Seit der Gründung in den 90er Jahren hat die Organisation schon zigtausende Frauen erreicht. „Mit unseren Programmen wollen wir die Situation von Frauen und Mädchen in Tansania verbessern. Wir möchten sie stolz sehen. Sie sollen selbstbewusst auf ihren eigenen Beinen stehen, Grund und Boden besitzen dürfen und Geld verdienen. Sie sollen ,Anführerinnen‘ werden und keine Angst haben, ihren Standpunkt zu vertreten“, betont Lyne Ukio.
Mama Chiku und Gladness Elibariki sind zwei Frauen, die heute ihre eigenen Entscheidungen treffen und die sagen: „WODSTA hat mein Leben verändert.“ «
Verstehen sich: Maasai-Frau und WODSTA-Mitglied Jasinta Loi und Petra Unterberger, stellvertretende Vorsitzende der kfb Österreich.
„Es ist beeindruckend wie sich die Frauen auf die Workshops von WODSTA einlassen und wie sich das auf ihr Selbstwertgefühl auswirkt. Sie nützen die Möglichkeit der Teilhabe und bauen an einer besseren Zukunft für ihre Kinder mit“, freut sich Petra Unterberger.
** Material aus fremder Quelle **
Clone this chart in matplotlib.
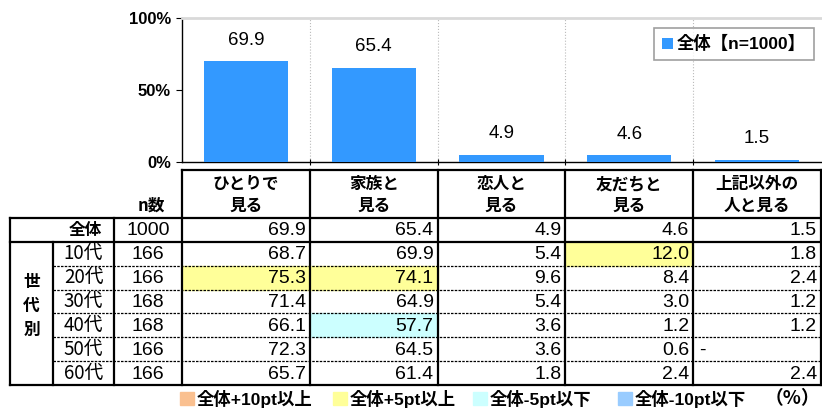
import matplotlib
matplotlib.use("Agg")
import matplotlib.pyplot as plt
from matplotlib.patches import Rectangle

plt.rcParams['font.family'] = ['Noto Sans CJK JP', 'DejaVu Sans']
NUM = ['Liberation Sans', 'Noto Sans CJK JP', 'DejaVu Sans']   # latin digits first, CJK fallback

# data
categories = ["ひとりで\n見る", "家族と\n見る", "恋人と\n見る", "友だちと\n見る", "上記以外の\n人と見る"]
total_values = [69.9, 65.4, 4.9, 4.6, 1.5]
total_n = 1000
age_labels = ["10代", "20代", "30代", "40代", "50代", "60代"]
age_n = [166, 166, 168, 168, 166, 166]
age_values = [
    [68.7, 69.9, 5.4, 12.0, 1.8],
    [75.3, 74.1, 9.6, 8.4, 2.4],
    [71.4, 64.9, 5.4, 3.0, 1.2],
    [66.1, 57.7, 3.6, 1.2, 1.2],
    [72.3, 64.5, 3.6, 0.6, None],
    [65.7, 61.4, 1.8, 2.4, 2.4],
]
legend_label = "全体【n=1000】"
key_labels = ["全体+10pt以上", "全体+5pt以上", "全体-5pt以下", "全体-10pt以下"]
key_colors = ["#FAC090", "#FFFF99", "#CCFFFF", "#99CCFF"]

bar_color = "#3399FF"
W, H = 822, 409

fig = plt.figure(figsize=(W / 100, H / 100), dpi=100)

# column edges in pixels
x0, x1 = 182, 821
col_w = (x1 - x0) / len(categories)
col_edges = [x0 + col_w * i for i in range(len(categories) + 1)]
chart_top, chart_bottom = 18, 162

# ---- bar chart ----
ax = fig.add_axes([x0 / W, 1 - chart_bottom / H, (x1 - x0) / W, (chart_bottom - chart_top) / H])
xs = list(range(len(categories)))
bars = ax.bar(xs, total_values, width=0.66, color=bar_color, zorder=3)
for b, v in zip(bars, total_values):
    ax.annotate(f"{v:.1f}", (b.get_x() + b.get_width() / 2, v), xytext=(0, 9),
                textcoords="offset points", ha="center", va="bottom", fontsize=13.5, family=NUM)
ax.set_xlim(-0.5, len(categories) - 0.5)
ax.set_ylim(0, 100)
ax.set_yticks([0, 50, 100])
ax.set_yticklabels(["0%", "50%", "100%"], fontsize=12, fontweight="bold", family=NUM)
ax.set_xticks([i + 0.5 for i in range(len(categories) - 1)])
ax.set_xticklabels([])
ax.tick_params(axis="x", direction="inout", length=5, width=0.8)
ax.tick_params(axis="y", direction="out", length=4, width=0.8, pad=4)
for i in range(len(categories) - 1):
    ax.axvline(i + 0.5, color="#bbbbbb", lw=0.8, ls=":", zorder=1)
ax.spines["right"].set_visible(False)
ax.spines["top"].set_color("#d9d9d9")
ax.spines["top"].set_linewidth(2)
ax.spines["left"].set_linewidth(1)
ax.spines["bottom"].set_linewidth(1)

leg = ax.legend([bars[0]], [legend_label], loc="upper right", bbox_to_anchor=(0.997, 0.97),
                fancybox=False, edgecolor="#888888", handlelength=0.6, handleheight=0.6,
                handletextpad=0.25, prop={"weight": "bold", "size": 12.5, "family": NUM},
                borderpad=0.45, borderaxespad=0.3)
leg.get_frame().set_linewidth(1.2)

# ---- table ----
tab = fig.add_axes([0, 0, 1, 1])
tab.set_xlim(0, W)
tab.set_ylim(H, 0)
tab.axis("off")
tab.patch.set_alpha(0)

head_top, head_bot = 170, 218
row_h = (385 - head_bot) / 7
row_edges = [head_bot + row_h * i for i in range(8)]
left, group_x, label_x = 10, 53, 114

def cell_color(v, base):
    if v is None:
        return None
    d = v - base
    if d >= 10:
        return key_colors[0]
    if d >= 5:
        return key_colors[1]
    if d <= -10:
        return key_colors[3]
    if d <= -5:
        return key_colors[2]
    return None

fs = 14
lw_thick = 1.6
# header
for j, c in enumerate(categories):
    cx = (col_edges[j] + col_edges[j + 1]) / 2
    tab.text(cx, (head_top + head_bot) / 2 + 1, c, ha="center", va="center",
             fontsize=12, fontweight="bold", linespacing=1.25)
tab.text(151, head_bot - 3, "n数", ha="center", va="bottom", fontsize=12, fontweight="bold")

# total row
r0, r1 = row_edges[0], row_edges[1]
tab.text((group_x + label_x) / 2 + 2, (r0 + r1) / 2, "全体", ha="center", va="center",
         fontsize=12, fontweight="bold")
tab.text((label_x + x0) / 2, (r0 + r1) / 2 + 1, str(total_n), ha="center", va="center",
         fontsize=fs, family=NUM)
for j, v in enumerate(total_values):
    tab.text(col_edges[j + 1] - 4, (r0 + r1) / 2 + 1, f"{v:.1f}", ha="right", va="center",
             fontsize=fs, family=NUM)

# age rows
for i, (lab, n, vals) in enumerate(zip(age_labels, age_n, age_values)):
    r0, r1 = row_edges[i + 1], row_edges[i + 2]
    cy = (r0 + r1) / 2 + 1
    tab.text((group_x + label_x) / 2, cy - 1, lab, ha="center", va="center", fontsize=13.5)
    tab.text((label_x + x0) / 2, cy, str(n), ha="center", va="center", fontsize=fs, family=NUM)
    for j, v in enumerate(vals):
        col = cell_color(v, total_values[j])
        if col:
            tab.add_patch(Rectangle((col_edges[j], r0), col_w, r1 - r0, color=col, zorder=0))
        if v is None:
            tab.text(col_edges[j] + 6, cy, "-", ha="left", va="center", fontsize=fs, family=NUM)
        else:
            tab.text(col_edges[j + 1] - 4, cy, f"{v:.1f}", ha="right", va="center",
                     fontsize=fs, family=NUM)

for k, ch in enumerate("世代別"):
    tab.text((left + group_x) / 2, row_edges[1] + row_h * (1.7 + k * 1.0), ch,
             ha="center", va="center", fontsize=12, fontweight="bold")

# grid lines
bottom = row_edges[-1]
tab.plot([x0, x1], [head_top, head_top], color="black", lw=lw_thick)
for y in (row_edges[0], row_edges[1], bottom):
    tab.plot([left, x1], [y, y], color="black", lw=lw_thick)
for y in row_edges[2:-1]:
    tab.plot([group_x, x1], [y, y], color="black", lw=0.9, ls=(0, (2, 1)))
tab.plot([left, left], [row_edges[0], bottom], color="black", lw=lw_thick)
tab.plot([group_x, group_x], [row_edges[1], bottom], color="black", lw=lw_thick)
tab.plot([label_x, label_x], [row_edges[0], bottom], color="black", lw=lw_thick)
for x in col_edges:
    tab.plot([x, x], [head_top, bottom], color="black", lw=lw_thick)

# colour key
key_x = [180, 333, 473, 618]
for kx, kl, kc in zip(key_x, key_labels, key_colors):
    tab.add_patch(Rectangle((kx, 392), 14, 13, color=kc))
    tab.text(kx + 17, 398.5, kl, ha="left", va="center", fontsize=12.5, fontweight="bold", family=NUM)
tab.text(820, 398.5, "（%）", ha="right", va="center", fontsize=13.5, fontweight="bold")

fig.savefig("out.png", dpi=100)
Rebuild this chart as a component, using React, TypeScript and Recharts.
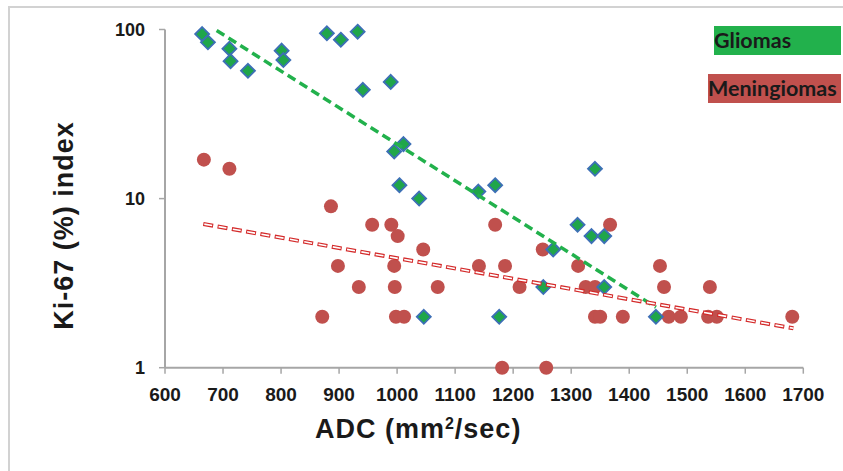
import React from 'react';
import { ScatterChart, Scatter, XAxis, YAxis, Legend } from 'recharts';

// x axis: ADC (mm2/sec), y axis: Ki-67 index (log scale)
const X_TICKS = [600, 700, 800, 900, 1000, 1100, 1200, 1300, 1400, 1500, 1600, 1700];
const Y_TICKS = [1, 10, 100];

const gliomaAdc = [664, 674, 711, 713, 743, 801, 804, 879, 903, 932, 941, 989, 1011, 995, 1004, 1038, 1046, 1140, 1169, 1176, 1269, 1252, 1311, 1341, 1335, 1357, 1357, 1446];
const gliomaKi67 = [94, 84, 77, 65, 57, 75, 66, 95, 87, 97, 44, 49, 21, 19, 12, 10, 2, 11, 12, 2, 5, 3, 7, 15, 6, 6, 3, 2];

const meningiomaAdc = [667, 711, 886, 957, 990, 1001, 1045, 898, 995, 1169, 1141, 934, 996, 1070, 871, 998, 1012, 1181, 1186, 1211, 1251, 1312, 1325, 1341, 1367, 1341, 1350, 1389, 1453, 1460, 1468, 1489, 1539, 1536, 1551, 1681, 1257];
const meningiomaKi67 = [17, 15, 9, 7, 7, 6, 5, 4, 4, 7, 4, 3, 3, 3, 2, 2, 2, 1, 4, 3, 5, 4, 3, 3, 7, 2, 2, 2, 4, 3, 2, 2, 3, 2, 2, 2, 1];

// exponential trendlines, end points
const gliomaTrendAdc = [689, 1446];
const gliomaTrendKi67 = [98.6, 2.28];
const meningiomaTrendAdc = [666, 1683];
const meningiomaTrendKi67 = [7.08, 1.71];

const LEGEND_ORDER = ['Gliomas', 'Meningiomas'];

const GREEN = '#22b14c';
const RED = '#c0504d';
const AXIS = '#a6a6a6';
const TEXT = '#1a1a1a';

const toPoints = (xs: number[], ys: number[]) => xs.map((x, i) => ({ x, y: ys[i] }));

const gliomas = toPoints(gliomaAdc, gliomaKi67);
const meningiomas = toPoints(meningiomaAdc, meningiomaKi67);
const gliomaTrend = toPoints(gliomaTrendAdc, gliomaTrendKi67);
const meningiomaTrend = toPoints(meningiomaTrendAdc, meningiomaTrendKi67);

function Diamond(props: any) {
  const { cx, cy } = props;
  const r = 7;
  return (
    <polygon
      points={`${cx},${cy - r} ${cx + r},${cy} ${cx},${cy + r} ${cx - r},${cy}`}
      fill="#1fa64a"
      stroke="#3d6fb6"
      strokeWidth={1.8}
    />
  );
}

function Dot(props: any) {
  const { cx, cy } = props;
  return <circle cx={cx} cy={cy} r={7} fill={RED} />;
}

const NoShape = () => <g />;

function YTitle(props: any) {
  const { viewBox } = props;
  const x = viewBox.x + 64;
  const y = viewBox.y + viewBox.height / 2 + 27;
  return (
    <text
      x={x}
      y={y}
      transform={`rotate(-90, ${x}, ${y})`}
      textAnchor="middle"
      fill={TEXT}
      fontSize={27}
      fontWeight={700}
      letterSpacing={1}
      fontFamily="'Liberation Sans', Arial, sans-serif"
    >
      Ki-67 (%) index
    </text>
  );
}

function XTitle(props: any) {
  const { viewBox } = props;
  const x = viewBox.x + viewBox.width / 2 - 66;
  const y = viewBox.y + 70.5;
  return (
    <text
      x={x}
      y={y}
      textAnchor="middle"
      fill={TEXT}
      fontSize={27}
      fontWeight={700}
      letterSpacing={1}
      fontFamily="'Liberation Sans', Arial, sans-serif"
    >
      ADC (mm
      <tspan dy={-9} fontSize={16}>2</tspan>
      <tspan dy={9}>/sec)</tspan>
    </text>
  );
}

const LEGEND_WIDTH: Record<string, number> = { Gliomas: 127, Meningiomas: 133 };

function LegendBoxes({ payload }: any) {
  const items = (payload || [])
    .filter((p: any) => LEGEND_ORDER.includes(p.value))
    .sort((a: any, b: any) => LEGEND_ORDER.indexOf(a.value) - LEGEND_ORDER.indexOf(b.value));
  return (
    <div style={{ display: 'flex', flexDirection: 'column', alignItems: 'flex-end', gap: 19 }}>
      {items.map((item: any) => (
        <div
          key={item.value}
          style={{
            background: item.color,
            width: LEGEND_WIDTH[item.value],
            height: 29,
            lineHeight: '29px',
            fontFamily: 'Lato, sans-serif',
            fontWeight: 700,
            fontSize: 21.5,
            color: TEXT,
            whiteSpace: 'nowrap',
            overflow: 'hidden',
            textAlign: 'left',
          }}
        >
          {item.value}
        </div>
      ))}
    </div>
  );
}

export default function App() {
  return (
    <div style={{ position: 'absolute', left: 0, top: 0, width: 843, height: 471, background: '#fff' }}>
      <div
        style={{
          position: 'absolute',
          left: 8,
          top: 6,
          right: 0,
          bottom: 0,
          borderLeft: '2px solid #d2d2d2',
          borderTop: '2px solid #d2d2d2',
        }}
      />
      <ScatterChart
        width={843}
        height={471}
        margin={{ top: 29.5, right: 39.7, bottom: 43.3, left: 9 }}
        style={{ position: 'absolute', left: 0, top: 0 }}
      >
        <XAxis
          type="number"
          dataKey="x"
          domain={[600, 1700]}
          ticks={X_TICKS}
          interval={0}
          height={60}
          tickSize={6}
          tickMargin={14}
          axisLine={{ stroke: AXIS, strokeWidth: 2 }}
          tickLine={{ stroke: AXIS, strokeWidth: 1.5 }}
          tick={{
            fill: TEXT,
            fontSize: 19,
            fontWeight: 700,
            fontFamily: "'Liberation Sans Narrow', 'Arial Narrow', 'Liberation Sans', Arial, sans-serif",
          }}
          label={XTitle}
        />
        <YAxis
          type="number"
          dataKey="y"
          scale="log"
          domain={[1, 100]}
          ticks={Y_TICKS}
          interval={0}
          width={156}
          tickSize={6}
          tickMargin={14}
          axisLine={{ stroke: AXIS, strokeWidth: 2 }}
          tickLine={{ stroke: AXIS, strokeWidth: 1.5 }}
          tick={{ fill: TEXT, fontSize: 18, fontWeight: 700, fontFamily: "'Liberation Sans', Arial, sans-serif" }}
          label={YTitle}
        />
        <Legend
          layout="vertical"
          align="center"
          verticalAlign="middle"
          content={LegendBoxes}
          wrapperStyle={{ top: 26, left: 700, width: 141 }}
        />
        <Scatter name="Meningiomas" data={meningiomas} fill={RED} shape={Dot} isAnimationActive={false} />
        <Scatter name="Gliomas" data={gliomas} fill={GREEN} shape={Diamond} isAnimationActive={false} />
        <Scatter
          name="Gliomas trend"
          data={gliomaTrend}
          shape={NoShape}
          legendType="none"
          line={{ stroke: GREEN, strokeWidth: 3.5, strokeDasharray: '9 5' }}
          lineType="joint"
          isAnimationActive={false}
        />
        <Scatter
          name="Meningiomas trend"
          data={meningiomaTrend}
          shape={NoShape}
          legendType="none"
          line={{ stroke: '#d42a2a', strokeWidth: 4, strokeDasharray: '10 4.5' }}
          lineType="joint"
          isAnimationActive={false}
        />
        <Scatter
          name="Meningiomas trend inner"
          data={meningiomaTrend}
          shape={NoShape}
          legendType="none"
          line={{ stroke: '#ffffff', strokeWidth: 1.6, strokeDasharray: '8 6.5', strokeDashoffset: -1 }}
          lineType="joint"
          isAnimationActive={false}
        />
      </ScatterChart>
    </div>
  );
}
Die Tirolerin ist stellvertretende Vorsitzende der Katholischen Frauenbewegung Österreich und überzeugte sich vor kurzem vor Ort, wie die Aktion Familienfasttag dank WODSTA Frauenleben in Tansania verändert. Sie habe auch erlebt, wie der Klimawandel den Alltag der Menschen beeinflusst. „Wir brauchen einen Wandel, hin zu mehr Achtsamkeit der Natur – und zwar global.“
Die Katholische Frauenbewegung Österreich (kfbö) unterstützt seit mehr als 60 Jahren aus Spenden an die Aktion Familienfasttag Partner/innen in Asien, Lateinamerika und Afrika. Heuer lautet das Jahresthema: „Wandel wagen! Gemeinsam für eine Zukunft aus eigener Kraft“. Die Partnerorganisation WODSTA in Tansania bringt zum Beispiel mit wenigen Mitteln große Veränderungen in Gang. Das erfolgreiche Rezept: Frauen zu Expertinnen von erneuerbarer Energie ausbilden.